Image credit: Reece Cheng
Image credit: Jennifer
A short 20-minute walk will lead you to the destination. Surrounding the waterfall is nature in abundance, leaving you with plenty to calm your eyes.
Jiufen Old Street
Image credit: Tim Lee
Image credit: Alexander Synaptic
Before catching the train back to Ruifang, don’t forget to get some ‘one-bite’ snacks. One thing I noticed in Taiwan is that people always eat on trains. As soon as the train is in motion, bags of food are unpacked – so do as the locals do.
Arriving once again at Ruifang, take a bus from the station up to Jiufen in the mountains. Although it might seem walkable, the distance and the incline are not to be underestimated.
Jiufen Old Street is the obvious highlight in the town, meaning most shops and eateries are concentrated alongside or in close vicinity of the long and step pathway. Although the street is an incredible beauty and doesn’t lack charisma and appeal, one should really explore the rest of the town. When venturing though hidden walkways, you will find many spots from which you can see the surrounding mountains and the East China Sea crushing against Taiwan’s shores.
As Jiufen offers great spots for sunset lovers, I strongly recommend staying in this gentle mountain village until twilight descends over the hills. Observe the change of light in one of the many cafes and wonder through the alleys as Juifen lights up at night.
Keelung Night Market
Image credit: Alexander Synaptic
Image credit: LWYang
As buses from Jiufen to Ruifang run frequently, you shouldn’t have any problem returning to the station. Although Ruifang itself doesn’t have an immediate appeal, it doesn’t hurt to stroll a little through the town if you have some time. As there is no need to be at the Keelung Night Market before night has fallen over Taiwan, there is no rush to get there.
In order to get to Keelung City, you will have to take a short train ride to Badu and take an even shorten ride to Keelung itself.

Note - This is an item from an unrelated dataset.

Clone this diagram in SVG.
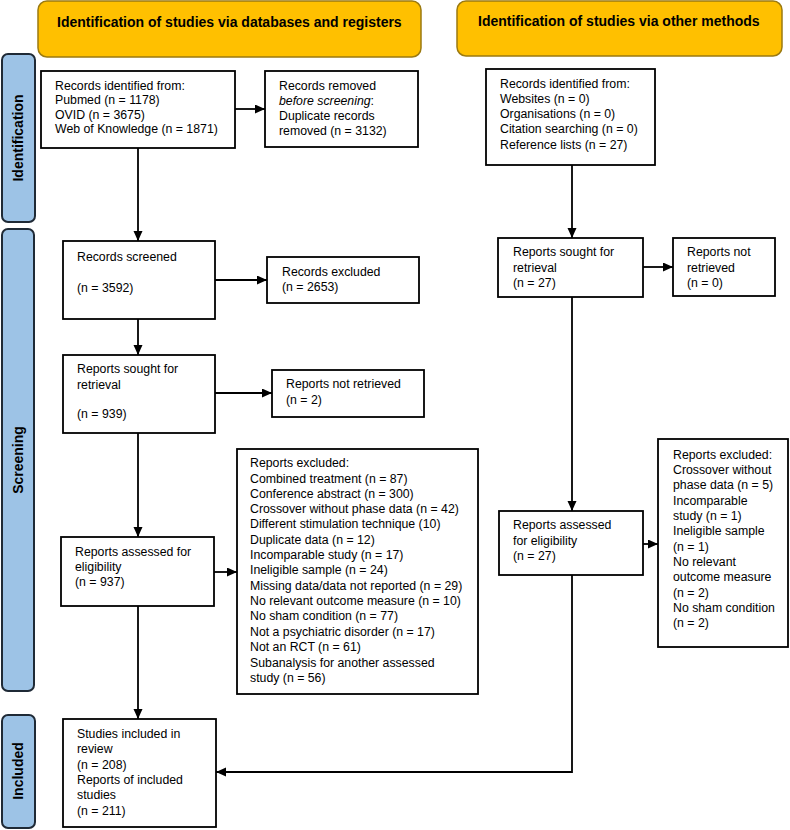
<svg xmlns="http://www.w3.org/2000/svg" width="790" height="830" viewBox="0 0 790 830">
<style>
  .hdr { fill: #FFC000; stroke: #9C7A10; stroke-width: 1.5; }
  .bar { fill: #9DC3E6; stroke: #1F2A36; stroke-width: 2; }
  .box { fill: #FFFFFF; stroke: #000000; stroke-width: 1.8; }
  .t { font-family: "Liberation Sans", Arial, sans-serif; font-size: 12.3px; fill: #000; }
  .ht { font-family: "Liberation Sans", Arial, sans-serif; font-size: 14px; font-weight: bold; fill: #000; }
  .bt { font-family: "Liberation Sans", Arial, sans-serif; font-size: 14px; font-weight: bold; fill: #000; text-anchor: middle; }
  .c { fill: none; stroke: #000; stroke-width: 1.8; }
</style>
<defs>
  <marker id="arr" markerUnits="userSpaceOnUse" markerWidth="11" markerHeight="10" refX="10" refY="4.5" orient="auto">
    <path d="M0,0 L10,4.5 L0,9 z" fill="#000"/>
  </marker>
</defs>
<rect width="790" height="830" fill="#FFFFFF"/>

<g id="header-databases">
  <rect class="hdr" x="38" y="1" width="383" height="56" rx="9"/>
  <text class="ht" x="57" y="27">Identification of studies via databases and registers</text>
</g>
<g id="header-other">
  <rect class="hdr" x="457" y="1" width="325" height="55" rx="9"/>
  <text class="ht" x="478" y="26">Identification of studies via other methods</text>
</g>

<g id="bar-identification">
  <rect class="bar" x="2" y="54" width="33" height="168" rx="6"/>
  <text class="bt" transform="translate(23,138) rotate(-90)">Identification</text>
</g>
<g id="bar-screening">
  <rect class="bar" x="2" y="229" width="32" height="462" rx="6"/>
  <text class="bt" transform="translate(23,460) rotate(-90)">Screening</text>
</g>
<g id="bar-included">
  <rect class="bar" x="2" y="715" width="33" height="113" rx="6"/>
  <text class="bt" transform="translate(23,771) rotate(-90)">Included</text>
</g>

<g id="records-identified">
  <rect class="box" x="41" y="71" width="194" height="77"/>
  <text class="t" x="55" y="90">Records identified from:</text>
  <text class="t" x="55" y="104">Pubmed (n = 1178)</text>
  <text class="t" x="55" y="119">OVID (n = 3675)</text>
  <text class="t" x="55" y="133">Web of Knowledge (n = 1871)</text>
</g>
<g id="records-removed">
  <rect class="box" x="265" y="71" width="153" height="76"/>
  <text class="t" x="279" y="90">Records removed</text>
  <text class="t" x="279" y="105"><tspan font-style="italic">before screening</tspan>:</text>
  <text class="t" x="279" y="120">Duplicate records</text>
  <text class="t" x="279" y="135">removed  (n = 3132)</text>
</g>
<g id="records-screened">
  <rect class="box" x="63" y="241" width="152" height="78"/>
  <text class="t" x="77" y="261">Records screened</text>
  <text class="t" x="77" y="292">(n = 3592)</text>
</g>
<g id="records-excluded">
  <rect class="box" x="267" y="257" width="152" height="46"/>
  <text class="t" x="282" y="276">Records excluded</text>
  <text class="t" x="282" y="291">(n = 2653)</text>
</g>
<g id="reports-sought">
  <rect class="box" x="63" y="355" width="152" height="78"/>
  <text class="t" x="77" y="373">Reports sought for</text>
  <text class="t" x="77" y="389">retrieval</text>
  <text class="t" x="77" y="418">(n = 939)</text>
</g>
<g id="reports-not-retrieved">
  <rect class="box" x="272" y="370" width="152" height="47"/>
  <text class="t" x="286" y="388">Reports not retrieved</text>
  <text class="t" x="286" y="404">(n = 2)</text>
</g>
<g id="reports-assessed">
  <rect class="box" x="61" y="537" width="153" height="69"/>
  <text class="t" x="75" y="556">Reports assessed for</text>
  <text class="t" x="75" y="571">eligibility</text>
  <text class="t" x="75" y="586">(n = 937)</text>
</g>
<g id="reports-excluded">
  <rect class="box" x="237" y="449" width="241" height="245"/>
  <text class="t" x="250" y="467">Reports excluded:</text>
  <text class="t" x="250" y="483">Combined treatment (n = 87)</text>
  <text class="t" x="250" y="498">Conference abstract (n = 300)</text>
  <text class="t" x="250" y="513">Crossover without phase data (n = 42)</text>
  <text class="t" x="250" y="528">Different stimulation technique (10)</text>
  <text class="t" x="250" y="544">Duplicate data (n = 12)</text>
  <text class="t" x="250" y="559">Incomparable study (n = 17)</text>
  <text class="t" x="250" y="574">Ineligible sample (n = 24)</text>
  <text class="t" x="250" y="590">Missing data/data not reported (n = 29)</text>
  <text class="t" x="250" y="605">No relevant outcome measure (n = 10)</text>
  <text class="t" x="250" y="620">No sham condition (n = 77)</text>
  <text class="t" x="250" y="636">Not a psychiatric disorder (n = 17)</text>
  <text class="t" x="250" y="651">Not an RCT (n = 61)</text>
  <text class="t" x="250" y="667">Subanalysis for another assessed</text>
  <text class="t" x="250" y="682">study (n = 56)</text>
</g>
<g id="studies-included">
  <rect class="box" x="63" y="719" width="153" height="108"/>
  <text class="t" x="77" y="738">Studies included in</text>
  <text class="t" x="77" y="753">review</text>
  <text class="t" x="77" y="769">(n = 208)</text>
  <text class="t" x="77" y="784">Reports of included</text>
  <text class="t" x="77" y="799">studies</text>
  <text class="t" x="77" y="815">(n = 211)</text>
</g>

<g id="other-records-identified">
  <rect class="box" x="486" y="69" width="169" height="96"/>
  <text class="t" x="500" y="88">Records identified from:</text>
  <text class="t" x="500" y="103">Websites (n = 0)</text>
  <text class="t" x="500" y="118">Organisations (n = 0)</text>
  <text class="t" x="500" y="133">Citation searching (n = 0)</text>
  <text class="t" x="500" y="149">Reference lists (n = 27)</text>
</g>
<g id="other-reports-sought">
  <rect class="box" x="498" y="238" width="145" height="59"/>
  <text class="t" x="513" y="256">Reports sought for</text>
  <text class="t" x="513" y="272">retrieval</text>
  <text class="t" x="513" y="287">(n = 27)</text>
</g>
<g id="other-reports-not-retrieved">
  <rect class="box" x="673" y="238" width="102" height="58"/>
  <text class="t" x="687" y="256">Reports not</text>
  <text class="t" x="687" y="272">retrieved</text>
  <text class="t" x="687" y="287">(n = 0)</text>
</g>
<g id="other-reports-assessed">
  <rect class="box" x="499" y="511" width="144" height="64"/>
  <text class="t" x="513" y="529">Reports assessed</text>
  <text class="t" x="513" y="545">for eligibility</text>
  <text class="t" x="513" y="560">(n = 27)</text>
</g>
<g id="other-reports-excluded">
  <rect class="box" x="658" y="439" width="130" height="208"/>
  <text class="t" x="673" y="459">Reports excluded:</text>
  <text class="t" x="673" y="474">Crossover without</text>
  <text class="t" x="673" y="489">phase data (n = 5)</text>
  <text class="t" x="673" y="505">Incomparable</text>
  <text class="t" x="673" y="520">study (n = 1)</text>
  <text class="t" x="673" y="535">Ineligible sample</text>
  <text class="t" x="673" y="551">(n = 1)</text>
  <text class="t" x="673" y="566">No relevant</text>
  <text class="t" x="673" y="581">outcome measure</text>
  <text class="t" x="673" y="597">(n = 2)</text>
  <text class="t" x="673" y="612">No sham condition</text>
  <text class="t" x="673" y="627">(n = 2)</text>
</g>

<g id="connectors">
  <line class="c" x1="235" y1="109" x2="265" y2="109" marker-end="url(#arr)"/>
  <line class="c" x1="138" y1="148" x2="138" y2="241" marker-end="url(#arr)"/>
  <line class="c" x1="215" y1="280" x2="267" y2="280" marker-end="url(#arr)"/>
  <line class="c" x1="138" y1="319" x2="138" y2="355" marker-end="url(#arr)"/>
  <line class="c" x1="215" y1="393" x2="272" y2="393" marker-end="url(#arr)"/>
  <line class="c" x1="138" y1="433" x2="138" y2="537" marker-end="url(#arr)"/>
  <line class="c" x1="214" y1="572" x2="237" y2="572" marker-end="url(#arr)"/>
  <line class="c" x1="138" y1="606" x2="138" y2="719" marker-end="url(#arr)"/>
  <line class="c" x1="572" y1="165" x2="572" y2="238" marker-end="url(#arr)"/>
  <line class="c" x1="643" y1="267" x2="673" y2="267" marker-end="url(#arr)"/>
  <line class="c" x1="572" y1="297" x2="572" y2="511" marker-end="url(#arr)"/>
  <line class="c" x1="643" y1="544" x2="658" y2="544" marker-end="url(#arr)"/>
  <polyline class="c" points="572,575 572,772 216,772" marker-end="url(#arr)"/>
</g>
</svg>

The Keelung Night Market (also known as Miaokou Night Market) is only a further straight 10-minute walk from the station. Once you reach the market, you will be spoiled for choice – ranging from oyster omelettes and one-bite snacks to caramelised tomatoes and delicious glutinous rice. Don’t forget to leave some space for unbelievable sesame ice cream.
I recommend not eating too much of one thing, but rather a little of as much as possible. Should you be in the need of a digestive walk, which you probably will be, then you should take a look at the temple next to the market. Although it is very beautiful, many visitors seem to forget about it as their hunger controls their eyes. Can’t blame them, can I?
Once you have feasted well, there will be a train waiting to take you back to Taipei, concluding your one-day adventure to Shifen Waterfall, Jiufen Old Street and the Keelung Night Market.